In fact, a baby girl is born with all of the eggs that she will ever have, roughly 1-2 million total. Even though it will be many years – even decades – before a select few are called to duty and go through the steps of maturation and ovulation, the overall supply slowly declines over time. At puberty there are roughly 400,000 eggs in the ovaries; by menopause this number is less than 1,000. Over an entire reproductive lifespan, only about 400 eggs will ultimately get ovulated. Thus the odds for any given egg to result in a successful pregnancy are remarkably slim.

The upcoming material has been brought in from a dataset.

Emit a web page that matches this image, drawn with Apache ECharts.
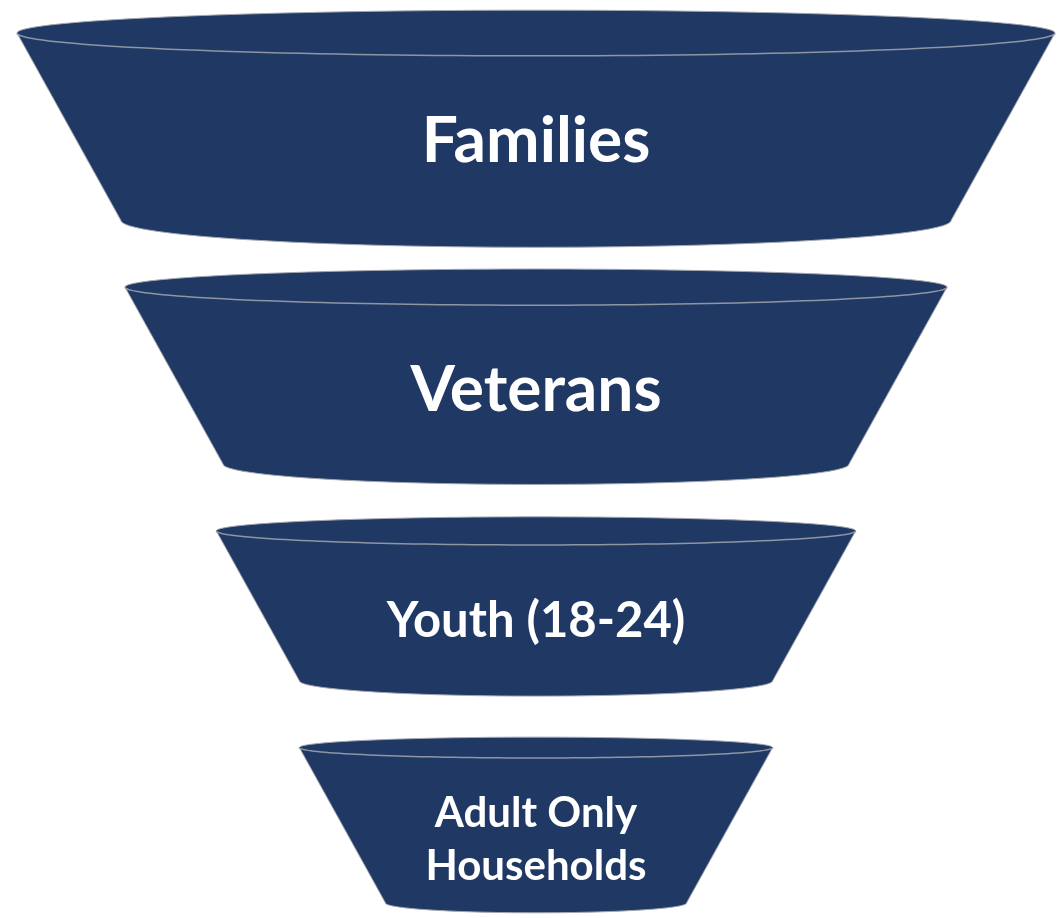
<!DOCTYPE html>
<html lang="en">

<head>
    <meta charset="UTF-8">
    <meta name="viewport" content="width=device-width, initial-scale=1.0">
    <title>Funnel</title>
    <script src="https://cdn.jsdelivr.net/npm/echarts@6.0.0/dist/echarts.min.js"></script>
    <style>
        html, body { margin: 0; padding: 0; background: #fff; }
    </style>
</head>

<body>
    <div id="main" style="width: 1057px;height:918px;"></div>
    <script type="text/javascript">
        // funnel stages, top to bottom
        const stages = ['Families', 'Veterans', 'Youth (18-24)', 'Adult Only\nHouseholds']
        // rim widths of each stage, % of the widest rim
        const topWidths = [100, 79.2, 61.6, 45.6]
        const bottomWidths = [80.0, 60.3, 45.6, 29.0]

        // side walls run 0.553 across per unit down, stages separated by a fixed gap
        const slope = 0.553
        const gap = 6.45
        const tops = []
        const bottoms = []
        let depth = 0
        for (let i = 0; i < stages.length; i++) {
            tops.push(depth)
            depth += (topWidths[i] - bottomWidths[i]) / 2 / slope
            bottoms.push(depth)
            depth += gap
        }
        const totalDepth = depth - gap

        const fontSizes = [64, 64, 49, 42]

        // half ellipse from left point to right point, bulging down (dir 1) or up (dir -1)
        function arc(cx, cy, rx, ry, dir, n) {
            const pts = []
            for (let k = 0; k <= n; k++) {
                const t = Math.PI - Math.PI * k / n
                pts.push([cx + rx * Math.cos(t), cy + dir * ry * Math.sin(t)])
            }
            return pts
        }

        function renderItem(params, api) {
            const tw = api.value(0), bw = api.value(1), ty = api.value(2), by = api.value(3)
            const tl = api.coord([-tw / 2, ty])
            const tr = api.coord([tw / 2, ty])
            const bl = api.coord([-bw / 2, by])
            const br = api.coord([bw / 2, by])
            const topRx = (tr[0] - tl[0]) / 2
            const topRy = topRx * 0.044
            const botRx = (br[0] - bl[0]) / 2
            const botRy = botRx * 0.065
            const topCx = (tl[0] + tr[0]) / 2
            const botCx = (bl[0] + br[0]) / 2

            // body: left wall, curved bottom, right wall, back of the top rim
            const bottomArc = arc(botCx, bl[1], botRx, botRy, 1, 60)
            const backArc = arc(topCx, tl[1], topRx, topRy, -1, 80).reverse()
            const body = [tl].concat(bottomArc, backArc)
            const frontRim = arc(topCx, tl[1], topRx, topRy, 1, 80)

            const idx = params.dataIndex
            return {
                type: 'group',
                children: [
                    {
                        type: 'polygon',
                        shape: { points: body },
                        style: { fill: '#1f3864', stroke: '#a3a7ae', lineWidth: 1 }
                    },
                    {
                        type: 'polyline',
                        shape: { points: frontRim },
                        style: { fill: null, stroke: '#8e95a3', lineWidth: 1.5 }
                    },
                    {
                        type: 'text',
                        x: topCx,
                        y: (tl[1] + bl[1]) / 2 + 15,
                        style: {
                            text: stages[idx],
                            fill: '#ffffff',
                            font: 'bold ' + fontSizes[idx] + 'px Lato',
                            lineHeight: 53,
                            align: 'center',
                            verticalAlign: 'middle'
                        }
                    }
                ]
            }
        }

        let options = {
            animation: false,
            grid: { left: 17, right: 2, top: 33, bottom: 15 },
            xAxis: { type: 'value', min: -50, max: 50, show: false },
            yAxis: { type: 'value', inverse: true, min: 0, max: totalDepth, show: false },
            series: [{
                type: 'custom',
                renderItem: renderItem,
                encode: { x: [0, 1], y: [2, 3] },
                data: stages.map((name, i) => ({
                    name: name,
                    value: [topWidths[i], bottomWidths[i], tops[i], bottoms[i]]
                }))
            }]
        }

        let myChart = echarts.init(document.getElementById('main'))
        myChart.setOption(options)
    </script>
</body>

</html>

Reproductive aging occurs for all women and results in the slow loss of the egg supply over time. Although the average age of menopause is 51 years, the age where most women become infertile begins nearly 10 years before the final menstrual period. The lower end for normal menopause is 40 years, meaning that some women can experience a sharp decline in their fertility potential even in their 20s or 30s.

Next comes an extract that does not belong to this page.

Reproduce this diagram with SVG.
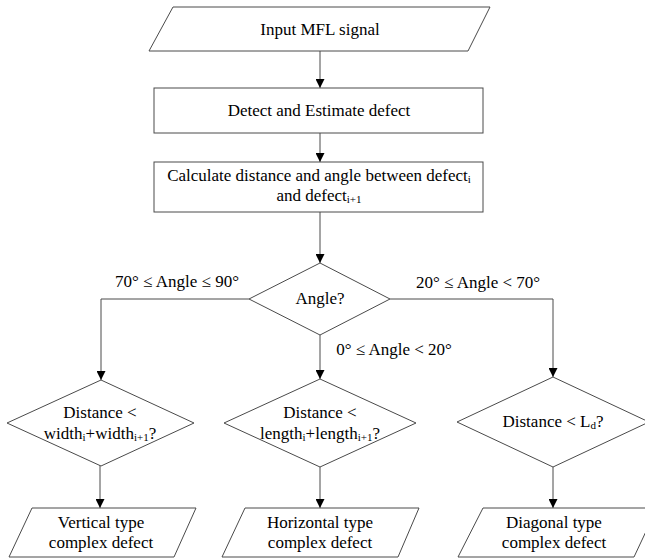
<svg xmlns="http://www.w3.org/2000/svg" width="645" height="559" viewBox="0 0 645 559">
<style>
.s{fill:#fff;stroke:#4a4a4a;stroke-width:1}
.c{fill:none;stroke:#4a4a4a;stroke-width:1}
text{font-family:"Liberation Serif","Times New Roman",serif;font-size:17px;fill:#000;text-anchor:middle}
.sub{font-size:11px}
</style>
<defs>
<marker id="ah" viewBox="0 0 10 10" refX="10" refY="5" markerWidth="9" markerHeight="9" markerUnits="userSpaceOnUse" orient="auto">
<path d="M0,0 L10,5 L0,10 z" fill="#000"/>
</marker>
</defs>
<rect width="645" height="559" fill="#fff"/>
<g id="connectors">
<path class="c" d="M320,51 V88" marker-end="url(#ah)"/>
<path class="c" d="M320,133 V162" marker-end="url(#ah)"/>
<path class="c" d="M320,212 V263" marker-end="url(#ah)"/>
<path class="c" d="M249,299 H101 V380" marker-end="url(#ah)"/>
<path class="c" d="M320,335 V379" marker-end="url(#ah)"/>
<path class="c" d="M390,299 H553 V377" marker-end="url(#ah)"/>
<path class="c" d="M100,465 V508" marker-end="url(#ah)"/>
<path class="c" d="M320,467 V508" marker-end="url(#ah)"/>
<path class="c" d="M553,467 V508" marker-end="url(#ah)"/>
<text x="177" y="287">70° ≤ Angle ≤ 90°</text>
<text x="478" y="288">20° ≤ Angle &lt; 70°</text>
<text x="394" y="355">0° ≤ Angle &lt; 20°</text>
</g>
<g id="input">
<polygon class="s" points="173,7 490,7 468,51 149,51"/>
<text x="320" y="35">Input MFL signal</text>
</g>
<g id="detect">
<rect class="s" x="154" y="88" width="329" height="45"/>
<text x="319" y="116">Detect and Estimate defect</text>
</g>
<g id="calc">
<rect class="s" x="154" y="162" width="329" height="50"/>
<text x="319" y="181">Calculate distance and angle between defect<tspan class="sub" dy="2">i</tspan></text>
<text x="319" y="201">and defect<tspan class="sub" dy="2">i+1</tspan></text>
</g>
<g id="angle">
<polygon class="s" points="320,263 390,299 320,335 249,299"/>
<text x="320" y="304">Angle?</text>
</g>
<g id="vdec">
<polygon class="s" points="101,380 194,423 101,466 7,423"/>
<text x="100" y="418">Distance &lt;</text>
<text x="100" y="439">width<tspan class="sub" dy="2">i</tspan><tspan dy="-2">+width</tspan><tspan class="sub" dy="2">i+1</tspan><tspan dy="-2">?</tspan></text>
</g>
<g id="hdec">
<polygon class="s" points="320,379 416,423 320,467 224,423"/>
<text x="320" y="418">Distance &lt;</text>
<text x="320" y="439">length<tspan class="sub" dy="2">i</tspan><tspan dy="-2">+length</tspan><tspan class="sub" dy="2">i+1</tspan><tspan dy="-2">?</tspan></text>
</g>
<g id="ddec">
<polygon class="s" points="553,377 649,422 553,467 457,422"/>
<text x="553" y="427">Distance &lt; L<tspan class="sub" dy="2">d</tspan><tspan dy="-2">?</tspan></text>
</g>
<g id="vout">
<polygon class="s" points="32,508 196,508 174,557 9,557"/>
<text x="101" y="528">Vertical type</text>
<text x="101" y="548">complex defect</text>
</g>
<g id="hout">
<polygon class="s" points="245,508 419,508 398,557 222,557"/>
<text x="320" y="528">Horizontal type</text>
<text x="320" y="548">complex defect</text>
</g>
<g id="dout">
<polygon class="s" points="483,508 657,508 634,557 458,557"/>
<text x="554" y="528">Diagonal type</text>
<text x="554" y="548">complex defect</text>
</g>
</svg>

Decreasing egg quantity also comes with decreasing egg quality, which may result in infertility or miscarriage. Once the egg supply is permanently depleted, there is no way to create new eggs. Assessing the potential egg supply – both quantity and quality – is a critical early step in fertility testing. “Ovarian reserve” is a term used to describe the robustness of the egg supply. Although there is currently no method to count the exact number of eggs in the ovaries, a combination of hormonal blood tests and ultrasound findings help create an overall picture of the egg supply and give an estimate of fertility potential.

One of the many frustrations that we, as infertility specialists, hear from patients is that they wished they would have known their eggs numbers were lower than expected earlier in order to have higher success with fertility treatments. With egg freezing becoming more reliable many women are turning toward this avenue to “stop their biological clock,” especially if they wish to delay having children.